Dallas is much more distinctive during the daytime. Maybe the fact that I have seen the Dallas skyline from afar so many times that I have just noticed it more but it seems to me that the horizontal look at the Dallas vertical profile is probably as unique as any U.S. city with the possible exception of  New York. Most interesting of all Dallas skyscrapers, including even Reunion Tower which many of my friends jokingly refer to as “Mr. Microphone,” is what is now known as the J.P. Morgan Chase Building.

Formerly the Texas Commerce Tower, the 55-story building described as “post-modern” architecture is most notable for it’s curved roof and its breath-taking “sky window.” The hole, which is what it is, is six stories high, 27-feet wide and 80 feet deep. During the time I worked as a temp in downtown Dallas I would look at the tower from different angles and watch the Southwest Boeing 737s descending to Love Field fly by it and I would imagine what a sight it would be if the sky window could accommodate one of the aircraft for a fly-through. Keep in mind, this was almost 20 years before 9/11 and I was just daydreaming.

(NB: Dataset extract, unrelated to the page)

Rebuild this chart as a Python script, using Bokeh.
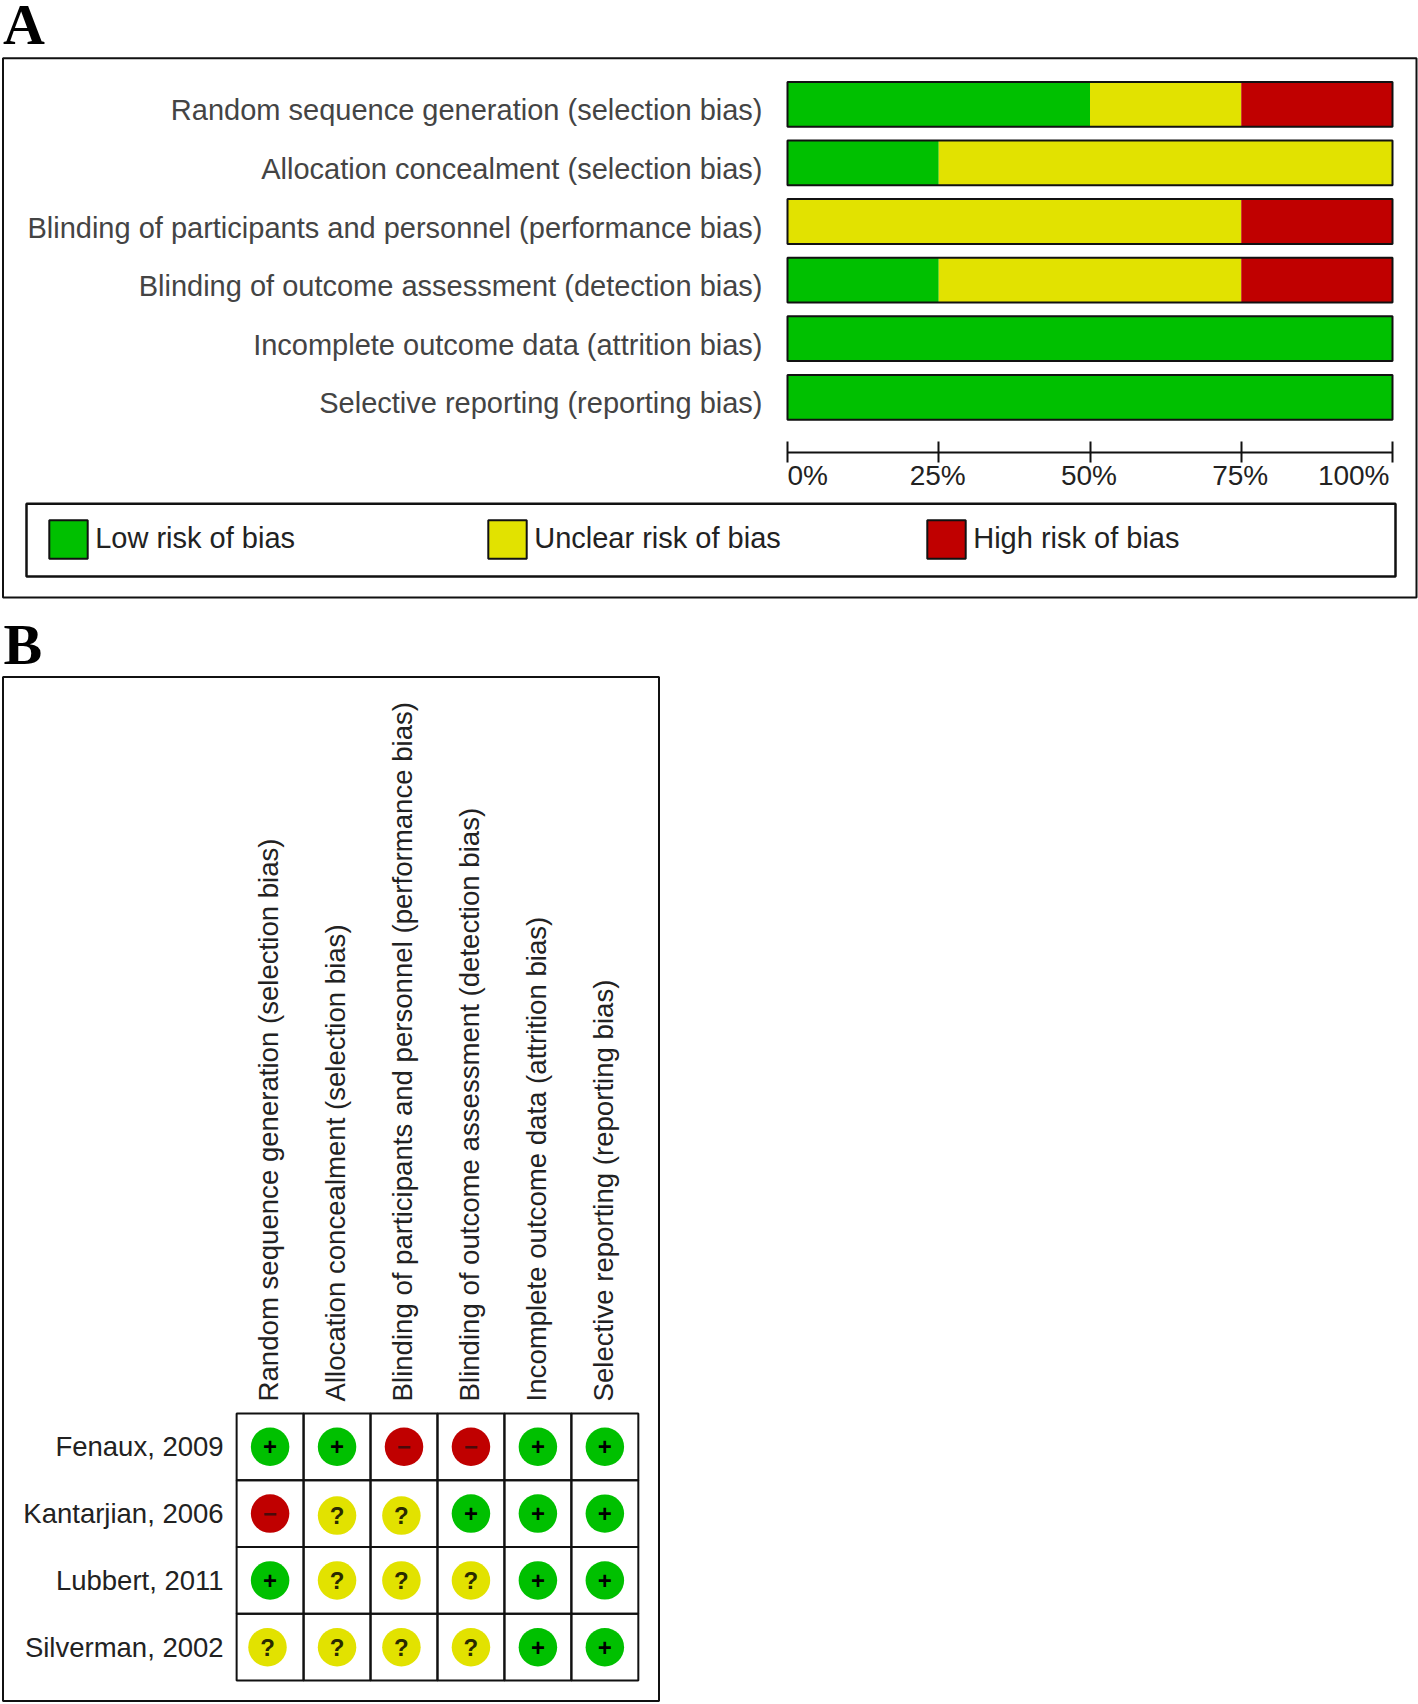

As interesting as Dallas is I passed on through it without stopping this morning.

I did stop in a small town just south of Dallas off I-45 called Ferris. I figured Ferris would have a little downtown area and it did. It’s kind of a quaint little place where I found a really good Philly Cheesesteak. The place is called Alfonso’s. If it was called St. Alfonso’s I would have expected a great pancake breakfast. Alfonso’s was in an old building on a corner in which a 7-day a week sno-cone business operates out of from a little door-window around the corner from Alfonso’s. The cheesesteak place was amazingly modern inside with flat screen TVs on either side of the dining area, one turned to a weather station and the other to the Fort Worth-Dallas NBC affiliate.

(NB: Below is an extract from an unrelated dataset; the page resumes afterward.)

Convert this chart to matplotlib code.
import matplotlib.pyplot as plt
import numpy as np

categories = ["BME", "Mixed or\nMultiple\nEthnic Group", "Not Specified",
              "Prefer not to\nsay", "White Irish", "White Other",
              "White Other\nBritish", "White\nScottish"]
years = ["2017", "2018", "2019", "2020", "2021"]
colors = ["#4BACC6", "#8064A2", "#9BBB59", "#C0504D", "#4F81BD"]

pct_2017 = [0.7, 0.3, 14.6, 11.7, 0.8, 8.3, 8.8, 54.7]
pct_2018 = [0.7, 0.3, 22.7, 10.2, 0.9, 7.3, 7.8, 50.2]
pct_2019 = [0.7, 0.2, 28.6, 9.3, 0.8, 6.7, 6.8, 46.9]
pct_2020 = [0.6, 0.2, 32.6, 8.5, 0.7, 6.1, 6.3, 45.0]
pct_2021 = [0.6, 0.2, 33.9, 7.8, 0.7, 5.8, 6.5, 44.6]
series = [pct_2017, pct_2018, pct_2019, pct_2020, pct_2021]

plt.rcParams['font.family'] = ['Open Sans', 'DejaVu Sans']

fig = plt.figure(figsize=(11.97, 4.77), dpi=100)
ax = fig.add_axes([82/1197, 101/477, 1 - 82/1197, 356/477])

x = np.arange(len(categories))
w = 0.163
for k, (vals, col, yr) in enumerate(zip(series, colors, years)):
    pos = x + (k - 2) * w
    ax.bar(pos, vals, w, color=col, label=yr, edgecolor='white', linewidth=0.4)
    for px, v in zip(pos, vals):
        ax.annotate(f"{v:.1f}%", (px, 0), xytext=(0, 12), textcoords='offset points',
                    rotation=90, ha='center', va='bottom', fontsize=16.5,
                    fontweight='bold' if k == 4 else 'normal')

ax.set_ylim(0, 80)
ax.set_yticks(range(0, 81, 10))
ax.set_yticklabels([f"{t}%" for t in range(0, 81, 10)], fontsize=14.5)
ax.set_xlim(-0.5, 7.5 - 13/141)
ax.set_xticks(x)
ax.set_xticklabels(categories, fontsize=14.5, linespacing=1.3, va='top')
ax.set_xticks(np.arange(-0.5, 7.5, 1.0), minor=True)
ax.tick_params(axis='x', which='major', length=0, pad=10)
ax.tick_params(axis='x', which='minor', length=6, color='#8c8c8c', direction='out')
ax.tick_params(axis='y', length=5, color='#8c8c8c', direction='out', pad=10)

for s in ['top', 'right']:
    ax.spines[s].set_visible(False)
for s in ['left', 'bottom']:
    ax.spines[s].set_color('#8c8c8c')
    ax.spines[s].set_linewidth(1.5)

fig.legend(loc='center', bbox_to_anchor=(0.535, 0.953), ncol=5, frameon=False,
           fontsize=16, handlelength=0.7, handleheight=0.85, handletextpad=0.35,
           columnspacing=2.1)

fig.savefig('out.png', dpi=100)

It was kind of early, after the place opened when I came in so I heard the cook say that “he might have to wait awhile for the fries.” So, they must’ve been really good although I had none. The tea had not finished brewing either but the ice water was great on a day surely on its way to be another in the triple digits. The cheesesteak was good and I wished I had ordered the large one instead of the small. Even so, for $5.11 cash I got the sandwich, some chips and the water.

Right now, I am cooling it in Huntsville for the night before I drive back to Beaumont and back to the old routine. Just how routine the routine will be, who knows?

Senseless

The last few posts I joked about being out of town for training. In fact, it was labor training for my part-time job. Unions may not be popular and members will be the first to admit how the bad apples in the past have hurt the movement in total. But they have long  performed a vital function to help workers that would be or are otherwise exploited by, let’s be frank, assholes.

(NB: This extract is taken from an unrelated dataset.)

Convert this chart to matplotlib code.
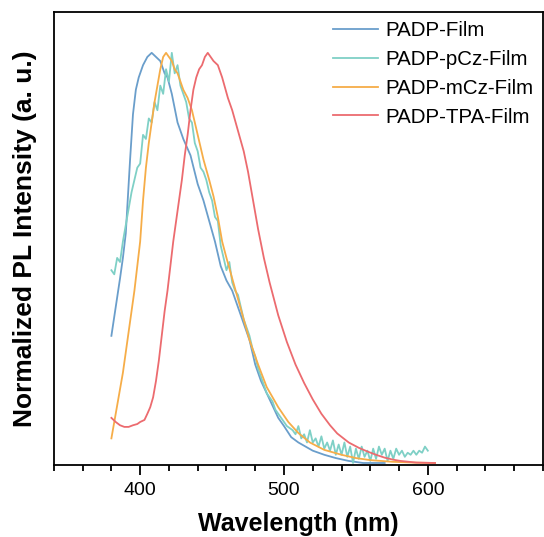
import numpy as np
import matplotlib.pyplot as plt

plt.rcParams['font.family'] = ['Liberation Sans', 'DejaVu Sans']

# PADP-Film
wl_film = [380, 383, 386, 388, 390, 392, 393, 395, 397, 399, 402, 405, 408, 411, 414, 417,
           419, 422, 426, 430, 435, 440, 444, 448, 452, 456, 460, 464, 468, 472, 476, 480,
           484, 488, 492, 496, 500, 505, 510, 515, 520, 528, 536, 545, 555, 570]
pl_film = [0.31, 0.38, 0.45, 0.50, 0.56, 0.68, 0.74, 0.85, 0.91, 0.94, 0.97, 0.99, 1.00, 0.99,
           0.98, 0.95, 0.94, 0.90, 0.83, 0.79, 0.75, 0.68, 0.64, 0.59, 0.54, 0.48, 0.445, 0.42,
           0.38, 0.34, 0.30, 0.24, 0.20, 0.17, 0.14, 0.11, 0.09, 0.063, 0.05, 0.04, 0.03, 0.02,
           0.012, 0.005, 0.0, 0.0]

# PADP-pCz-Film (noisy)
wl_pcz = list(range(380, 602, 2))
pl_pcz = [0.47, 0.46, 0.50, 0.49, 0.54, 0.58, 0.62, 0.66, 0.69, 0.72, 0.73, 0.80, 0.79, 0.84,
          0.83, 0.88, 0.86, 0.92, 0.90, 0.96, 0.93, 1.00, 0.95, 0.97, 0.92, 0.90, 0.88, 0.84,
          0.83, 0.78, 0.76, 0.72, 0.71, 0.69, 0.66, 0.64, 0.60, 0.59, 0.53, 0.50, 0.47, 0.49,
          0.44, 0.42, 0.41, 0.38, 0.35, 0.33, 0.31, 0.28, 0.26, 0.23, 0.21, 0.19, 0.17, 0.16,
          0.15, 0.13, 0.12, 0.11, 0.10, 0.09, 0.085, 0.08, 0.07, 0.09, 0.06, 0.07, 0.05, 0.08,
          0.05, 0.06, 0.04, 0.065, 0.035, 0.05, 0.03, 0.055, 0.02, 0.045, 0.02, 0.05, 0.015,
          0.04, 0.00, 0.035, 0.01, 0.04, 0.015, 0.03, 0.005, 0.035, 0.01, 0.04, 0.02, 0.035,
          0.005, 0.03, 0.01, 0.035, 0.02, 0.03, 0.015, 0.025, 0.02, 0.03, 0.02, 0.03, 0.025,
          0.04, 0.03]

# PADP-mCz-Film
wl_mcz = [380, 382, 384, 386, 388, 390, 392, 394, 396, 398, 400, 402, 404, 406, 408, 410,
          412, 414, 416, 418, 420, 422, 424, 426, 428, 430, 433, 436, 438, 440, 442, 444,
          448, 451, 454, 457, 460, 464, 468, 472, 476, 482, 488, 496, 503, 510, 518, 528,
          540, 550, 560, 575, 590, 605]
pl_mcz = [0.06, 0.10, 0.14, 0.18, 0.22, 0.27, 0.32, 0.37, 0.42, 0.48, 0.54, 0.64, 0.72, 0.78,
          0.83, 0.88, 0.92, 0.96, 0.99, 1.00, 0.99, 0.98, 0.96, 0.95, 0.93, 0.91, 0.89, 0.86,
          0.83, 0.80, 0.77, 0.74, 0.69, 0.65, 0.60, 0.54, 0.50, 0.45, 0.40, 0.35, 0.30, 0.24,
          0.185, 0.136, 0.10, 0.073, 0.05, 0.032, 0.02, 0.012, 0.007, 0.003, 0.001, 0.0]

# PADP-TPA-Film
wl_tpa = [380, 383, 386, 389, 392, 395, 398, 400, 403, 405, 407, 409, 411, 413, 415, 417,
          419, 421, 423, 425, 427, 429, 431, 433, 435, 437, 439, 441, 443, 445, 447, 449,
          451, 454, 457, 461, 464, 468, 472, 475, 478, 482, 486, 490, 496, 502, 508, 514,
          520, 526, 532, 537, 545, 552, 558, 564, 570, 576, 581, 592, 605]
pl_tpa = [0.11, 0.10, 0.092, 0.088, 0.088, 0.092, 0.095, 0.10, 0.105, 0.12, 0.136, 0.16,
          0.20, 0.25, 0.31, 0.37, 0.42, 0.48, 0.54, 0.59, 0.64, 0.69, 0.75, 0.80, 0.86, 0.91,
          0.94, 0.96, 0.97, 0.99, 1.00, 0.99, 0.98, 0.97, 0.94, 0.89, 0.86, 0.81, 0.76, 0.71,
          0.65, 0.57, 0.50, 0.44, 0.36, 0.295, 0.24, 0.195, 0.155, 0.12, 0.092, 0.072, 0.05,
          0.037, 0.028, 0.02, 0.013, 0.008, 0.005, 0.001, 0.0]

labels = ['PADP-Film', 'PADP-pCz-Film', 'PADP-mCz-Film', 'PADP-TPA-Film']
colors = ['#6a9ecb', '#7fd0c6', '#f6ad48', '#ec6b6f']

fig = plt.figure(figsize=(5.44, 5.37), dpi=100)
ax = fig.add_axes([0.099, 0.134, 0.899, 0.844])

series = [(wl_film, pl_film), (wl_pcz, pl_pcz), (wl_mcz, pl_mcz), (wl_tpa, pl_tpa)]
for (x, y), lab, c in zip(series, labels, colors):
    ax.plot(x, y, color=c, lw=1.3, label=lab)

ax.set_xlim(340, 680)
ax.set_ylim(-0.005, 1.1)
ax.set_xticks([400, 500, 600])
ax.set_xticks(np.arange(340, 681, 20), minor=True)
ax.set_yticks([])
ax.tick_params(axis='x', which='major', direction='out', length=7, width=1.3,
               labelsize=14, pad=5.5, top=False)
ax.tick_params(axis='x', which='minor', direction='out', length=4.5, width=1.3, top=False)
for s in ax.spines.values():
    s.set_linewidth(1.3)

ax.set_xlabel('Wavelength (nm)', fontsize=18, fontweight='bold', labelpad=9)
ax.set_ylabel('Normalized PL Intensity (a. u.)', fontsize=19, fontweight='bold', labelpad=12)

ax.legend(loc='upper right', frameon=False, fontsize=14.8, handlelength=2.2,
          labelspacing=0.48, handletextpad=0.35, borderaxespad=0.05)

fig.savefig('out.png', dpi=100)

It was disturbing to hear of the Connecticut beer warehouse shooting today. That is, of course, for the nine senseless deaths which included the gunman. It also was jarring to hear about the shooter killing his union president and who came to represent him before his employers, in addition to fellow co-workers. Labor has long been and, hopefully will forever be a brotherhood and sisterhood of those who just want to get what they deserve and to help those who are wronged or might be wronged by employers. May our fellow labor members and others killed in this absurd loss of life rest in peace.